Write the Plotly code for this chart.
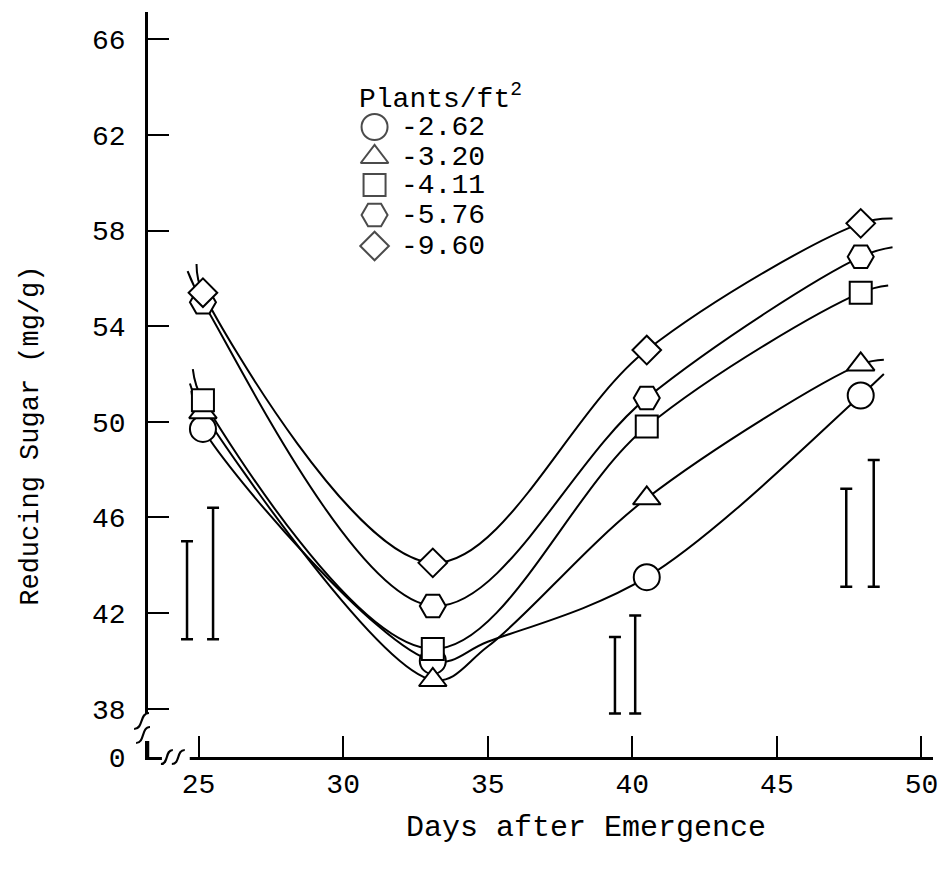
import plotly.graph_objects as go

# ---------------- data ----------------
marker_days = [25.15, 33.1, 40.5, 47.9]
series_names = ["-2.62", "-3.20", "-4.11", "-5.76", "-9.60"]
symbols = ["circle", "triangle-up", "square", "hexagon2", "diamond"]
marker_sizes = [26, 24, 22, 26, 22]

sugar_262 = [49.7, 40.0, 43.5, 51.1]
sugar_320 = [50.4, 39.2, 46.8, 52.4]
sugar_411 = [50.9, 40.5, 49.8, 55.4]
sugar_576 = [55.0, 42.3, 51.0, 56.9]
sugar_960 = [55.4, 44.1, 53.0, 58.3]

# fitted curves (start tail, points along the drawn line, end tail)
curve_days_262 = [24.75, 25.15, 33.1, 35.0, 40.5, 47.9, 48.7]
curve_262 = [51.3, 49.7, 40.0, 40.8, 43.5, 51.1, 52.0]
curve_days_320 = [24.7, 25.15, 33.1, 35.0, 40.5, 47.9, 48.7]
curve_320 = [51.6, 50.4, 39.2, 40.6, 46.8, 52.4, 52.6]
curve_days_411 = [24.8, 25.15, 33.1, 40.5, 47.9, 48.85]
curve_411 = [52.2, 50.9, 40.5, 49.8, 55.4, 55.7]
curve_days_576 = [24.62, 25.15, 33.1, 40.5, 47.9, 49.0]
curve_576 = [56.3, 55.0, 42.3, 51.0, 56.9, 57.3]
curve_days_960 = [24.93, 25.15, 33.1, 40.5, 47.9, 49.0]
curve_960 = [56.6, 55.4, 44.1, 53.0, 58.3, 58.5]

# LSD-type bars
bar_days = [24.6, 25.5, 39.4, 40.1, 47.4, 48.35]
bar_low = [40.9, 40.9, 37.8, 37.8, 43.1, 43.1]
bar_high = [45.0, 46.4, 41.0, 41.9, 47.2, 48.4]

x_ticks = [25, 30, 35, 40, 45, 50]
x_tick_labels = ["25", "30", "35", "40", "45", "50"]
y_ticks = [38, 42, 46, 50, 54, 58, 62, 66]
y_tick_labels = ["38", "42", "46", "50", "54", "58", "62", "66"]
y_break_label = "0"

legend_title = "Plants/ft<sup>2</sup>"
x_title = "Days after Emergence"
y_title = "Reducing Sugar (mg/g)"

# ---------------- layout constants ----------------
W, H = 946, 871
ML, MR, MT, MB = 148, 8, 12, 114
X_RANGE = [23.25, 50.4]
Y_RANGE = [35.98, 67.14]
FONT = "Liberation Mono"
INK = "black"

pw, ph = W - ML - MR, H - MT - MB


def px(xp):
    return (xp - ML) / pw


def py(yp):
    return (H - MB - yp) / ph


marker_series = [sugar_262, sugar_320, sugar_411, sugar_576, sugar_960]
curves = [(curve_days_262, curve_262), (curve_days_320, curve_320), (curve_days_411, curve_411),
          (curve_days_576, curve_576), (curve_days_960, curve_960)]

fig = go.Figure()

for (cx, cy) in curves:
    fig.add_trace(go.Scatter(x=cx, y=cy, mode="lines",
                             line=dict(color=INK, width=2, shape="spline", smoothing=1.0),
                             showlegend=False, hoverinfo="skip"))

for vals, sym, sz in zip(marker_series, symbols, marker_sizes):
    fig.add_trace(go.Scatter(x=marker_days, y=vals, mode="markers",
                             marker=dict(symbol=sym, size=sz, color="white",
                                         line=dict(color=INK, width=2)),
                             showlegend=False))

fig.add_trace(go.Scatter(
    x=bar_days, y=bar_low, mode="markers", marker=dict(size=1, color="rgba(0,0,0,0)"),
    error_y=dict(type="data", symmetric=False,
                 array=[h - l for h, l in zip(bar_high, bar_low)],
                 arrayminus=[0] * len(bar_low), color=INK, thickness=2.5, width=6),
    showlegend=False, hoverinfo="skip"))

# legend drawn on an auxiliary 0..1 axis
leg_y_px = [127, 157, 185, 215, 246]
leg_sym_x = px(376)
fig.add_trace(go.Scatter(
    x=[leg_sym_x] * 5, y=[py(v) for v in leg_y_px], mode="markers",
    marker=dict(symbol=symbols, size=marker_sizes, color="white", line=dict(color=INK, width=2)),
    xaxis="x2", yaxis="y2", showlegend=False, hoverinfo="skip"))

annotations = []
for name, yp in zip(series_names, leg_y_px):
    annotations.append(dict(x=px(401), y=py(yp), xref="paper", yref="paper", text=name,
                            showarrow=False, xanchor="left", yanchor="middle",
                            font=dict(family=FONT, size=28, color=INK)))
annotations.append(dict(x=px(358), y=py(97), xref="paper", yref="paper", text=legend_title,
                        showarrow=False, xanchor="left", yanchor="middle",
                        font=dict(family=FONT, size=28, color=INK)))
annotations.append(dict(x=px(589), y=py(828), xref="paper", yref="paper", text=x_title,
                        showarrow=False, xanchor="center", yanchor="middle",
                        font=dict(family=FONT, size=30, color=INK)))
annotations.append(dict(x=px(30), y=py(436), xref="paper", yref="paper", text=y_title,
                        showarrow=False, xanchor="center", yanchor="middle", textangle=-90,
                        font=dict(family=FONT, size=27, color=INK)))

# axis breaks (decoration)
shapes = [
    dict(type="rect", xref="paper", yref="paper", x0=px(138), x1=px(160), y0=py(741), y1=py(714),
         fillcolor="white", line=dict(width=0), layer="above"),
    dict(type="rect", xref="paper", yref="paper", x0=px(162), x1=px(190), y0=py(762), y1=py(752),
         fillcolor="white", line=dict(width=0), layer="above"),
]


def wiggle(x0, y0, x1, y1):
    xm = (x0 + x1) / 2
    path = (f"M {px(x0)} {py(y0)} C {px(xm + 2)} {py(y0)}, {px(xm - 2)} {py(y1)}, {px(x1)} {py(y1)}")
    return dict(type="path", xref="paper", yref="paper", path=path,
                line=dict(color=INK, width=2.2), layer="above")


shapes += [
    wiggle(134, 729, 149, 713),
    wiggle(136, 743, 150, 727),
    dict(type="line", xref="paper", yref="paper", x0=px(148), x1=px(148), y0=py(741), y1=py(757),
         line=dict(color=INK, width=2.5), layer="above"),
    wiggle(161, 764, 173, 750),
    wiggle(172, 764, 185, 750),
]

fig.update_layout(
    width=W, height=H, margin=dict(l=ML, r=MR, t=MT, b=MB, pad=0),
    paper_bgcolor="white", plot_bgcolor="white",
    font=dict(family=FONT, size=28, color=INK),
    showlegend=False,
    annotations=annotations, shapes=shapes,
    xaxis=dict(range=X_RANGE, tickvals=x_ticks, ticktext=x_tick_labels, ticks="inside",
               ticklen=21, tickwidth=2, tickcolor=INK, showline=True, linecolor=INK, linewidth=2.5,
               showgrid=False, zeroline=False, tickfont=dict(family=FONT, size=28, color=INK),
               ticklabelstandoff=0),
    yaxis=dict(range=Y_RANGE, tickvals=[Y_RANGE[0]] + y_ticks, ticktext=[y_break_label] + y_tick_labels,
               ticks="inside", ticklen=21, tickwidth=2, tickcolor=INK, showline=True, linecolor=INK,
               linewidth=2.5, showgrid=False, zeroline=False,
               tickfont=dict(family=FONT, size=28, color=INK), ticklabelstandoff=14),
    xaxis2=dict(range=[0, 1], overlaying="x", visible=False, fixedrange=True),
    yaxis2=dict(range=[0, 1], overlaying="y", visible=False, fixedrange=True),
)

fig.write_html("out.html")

---------------

What is being asked:
Give again, word for word, every line from the top of the data above to the line holding "import plotly.graph_objects as go", inclusive, with the pictures left out.

Solution:
Write the Plotly code for this chart.
import plotly.graph_objects as go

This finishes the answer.